At one point we even thought we had enough to go forward with the case and we asked for some forensic economist outside of the CFTC to examine it. And they came back and they said, “no, we don’t think so”.
By the way, I’ve never talked about this. That was after about four years. And I said, “whoa, whoa, wait a minute”. We thought we had enough evidence, and we hire somebody outside and they say, we don’t have enough evidence. Let’s go to somebody else.
So people don’t know this part. But I essentially extended the investigation yet another year because I didn’t believe it. And so we went to yet another forensic economist and had them look at it and they came back with the (same) opinion as the first folks. That we just didn’t have the traders, and we didn’t have the market participants dead to rights. But we had lots of stuff. And we had real stuff that would have played really well in court.
Not just numbers, but the rhetoric, the banter between traders that we had. And I’m not saying there was lots of it, but there was enough of it that it was damning.
But the damning part had to be backed up by other requirements of evidence under the law. And we didn’t get all of that.
It troubled me so much by the way, that I did seek a change in the law. And we ultimately got it. And there’s a newer lower standard for manipulation that’s been in place since that time…(it was not retroactive)…which was similar to the SEC’s standard for manipulation.”
“Would the same evidence back then result in a charge and a potential conviction (under the new rules) on manipulation?
I think so.”
“The stuff we had was pretty damning. But just not enough (at that time).”
In the interview I also asked Bart about my own interpretation of how the mechanics of the manipulation are operated. Which is primarily that when the price of silver is slightly above “the handle” (the round number), such as when silver is trading $15.05 (with $15 being the handle), that selling pressure is applied, stops are triggered, and the high frequency algorithms kick in as well. So in essence, the price gets nudged a bit, which then triggers the avalanche.
With the same traders who were the initial sellers continuously showing up on the Commitment of Traders report as the buyers at the lower price (as silver manipulation expert Ted Butler has detailed quite extensively in the past few years).
To which Bart responded, “it’s a good portrayal…but it’s actually…it’s a very good portrayal”.
I actually spoke with Ted the Friday before Bart’s passing and we talked about Bart, and what his motivation might have been to share what he did. Ted asked if I thought Bart felt like he had something to “get off his chest”. Although that wasn’t really how I would describe what I perceived from Bart.

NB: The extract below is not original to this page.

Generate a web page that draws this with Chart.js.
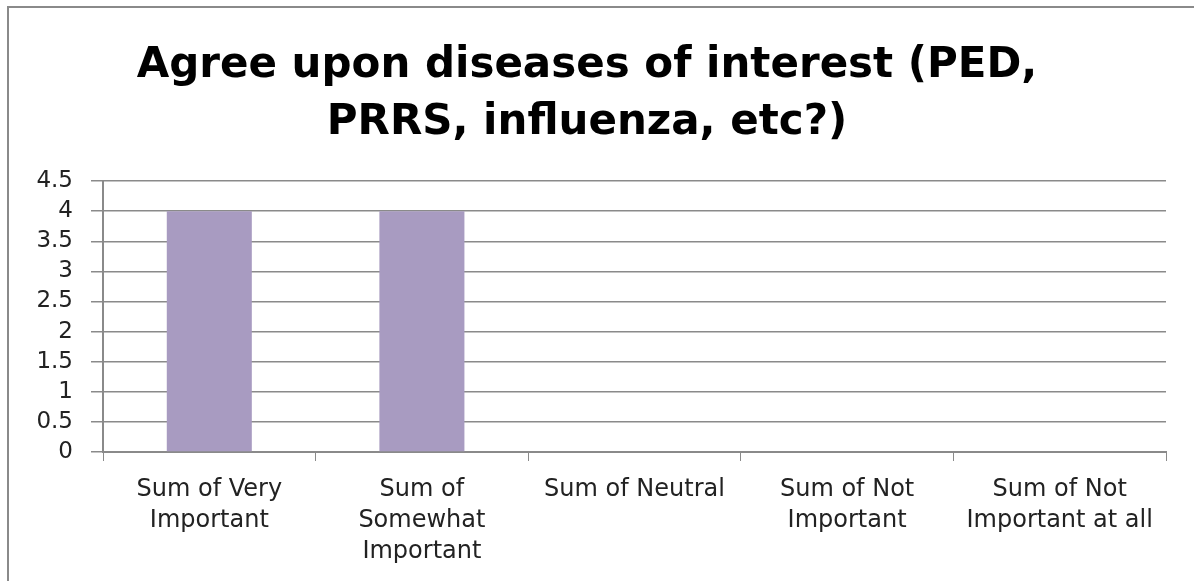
<!DOCTYPE html>
<html>
<head>
<meta charset="utf-8">
<script src="https://cdn.jsdelivr.net/npm/chart.js@4"></script>
<style>
  html, body { margin: 0; padding: 0; background: #fff; }
  #wrap { position: relative; width: 1194px; height: 581px; }
  #frame {
    position: absolute; left: 7px; top: 6px; width: 1200px; height: 600px;
    border-left: 2px solid #8a8a8a; border-top: 2px solid #8a8a8a;
    pointer-events: none;
  }
  canvas { position: absolute; left: 0; top: 0; }
</style>
</head>
<body>
<div id="wrap">
  <canvas id="chart" width="1194" height="581"></canvas>
  <div id="frame"></div>
</div>
<script>
const titleLines = ['Agree upon diseases of interest (PED,', 'PRRS, influenza, etc?)'];
const categories = [
  ['Sum of Very', 'Important'],
  ['Sum of', 'Somewhat', 'Important'],
  ['Sum of Neutral'],
  ['Sum of Not', 'Important'],
  ['Sum of Not', 'Important at all']
];
const values = [4, 4, 0, 0, 0];
const yTicks = [0, 0.5, 1, 1.5, 2, 2.5, 3, 3.5, 4, 4.5];

const ctx = document.getElementById('chart').getContext('2d');
new Chart(ctx, {
  type: 'bar',
  data: {
    labels: categories,
    datasets: [{
      data: values,
      backgroundColor: '#A89BC1',
      borderWidth: 0,
      barPercentage: 0.4,
      categoryPercentage: 1
    }]
  },
  options: {
    responsive: false,
    animation: false,
    layout: { padding: { left: 8, right: 28, top: 0, bottom: 0 } },
    plugins: {
      legend: { display: false },
      tooltip: { enabled: false },
      title: {
        display: true,
        text: titleLines,
        color: '#000',
        font: { family: 'DejaVu Sans', size: 42, weight: 'bold', lineHeight: 1.37 },
        padding: { top: 37, bottom: 29 }
      }
    },
    scales: {
      x: {
        grid: { drawOnChartArea: false, offset: true, tickLength: 9, color: '#8a8a8a' },
        border: { color: '#8a8a8a', width: 2 },
        ticks: {
          color: '#222',
          font: { family: 'DejaVu Sans', size: 24, lineHeight: 1.3 },
          maxRotation: 0, autoSkip: false, padding: 13
        },
        afterFit: (s) => { s.height = 129; }
      },
      y: {
        min: 0, max: 4.5,
        afterBuildTicks: (s) => { s.ticks = yTicks.map(v => ({ value: v })); },
        grid: { color: '#8a8a8a', tickLength: 12, lineWidth: 1.5 },
        border: { color: '#8a8a8a', width: 2 },
        ticks: {
          color: '#222',
          font: { family: 'DejaVu Sans', size: 23 },
          padding: 18,
          autoSkip: false,
          callback: (v) => String(v)
        },
        afterFit: (s) => { s.width = 95; }
      }
    }
  }
});
</script>
</body>
</html>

But rather that he felt proud of what he had done, and felt it was important that this information be out in the public. Which he expressed to me both before, during, and after our interview.

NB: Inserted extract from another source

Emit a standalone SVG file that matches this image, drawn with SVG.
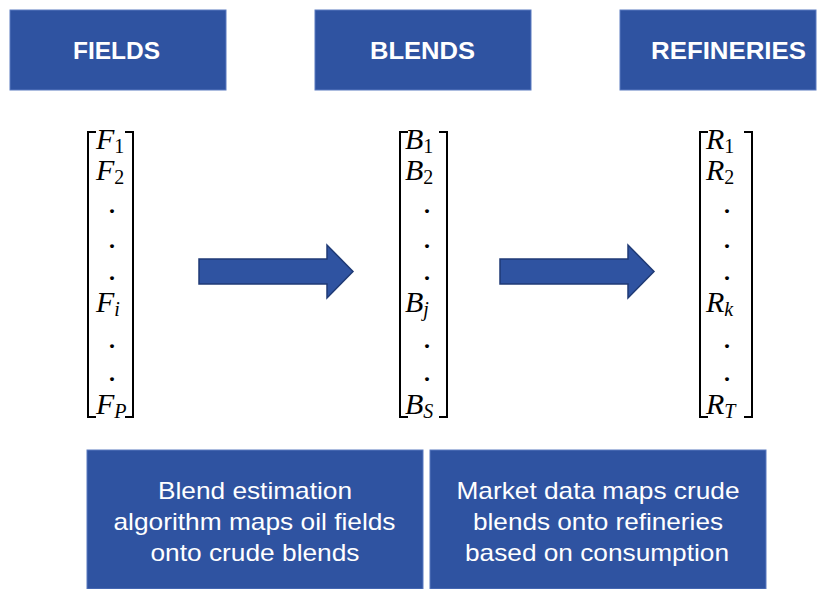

Again, when I heard the news of his passing I was both stunned and deeply saddened. As I still am.
Although at the same time, deeply grateful that I did have this chance to speak with Bart. As in addition to deeply admiring and respecting how he stood up for what he felt was right, in a situation where I imagine that was not always easy, safe, or convenient to do, in the brief time I got to know him, he just seemed like an incredibly kind, genuine, and honorable man.
I send my condolences and warm thoughts to Bart’s family and friends, as I can only imagine how much he will be missed by those that had the chance to know him well. And as someone who personally walked away from Wall Street to speak out about the same issues that Bart bravely warned about, I will forever remember him as exemplifying the true definition of a patriot, and a role model worth aspiring to.
God Bless you Bart. You will be missed.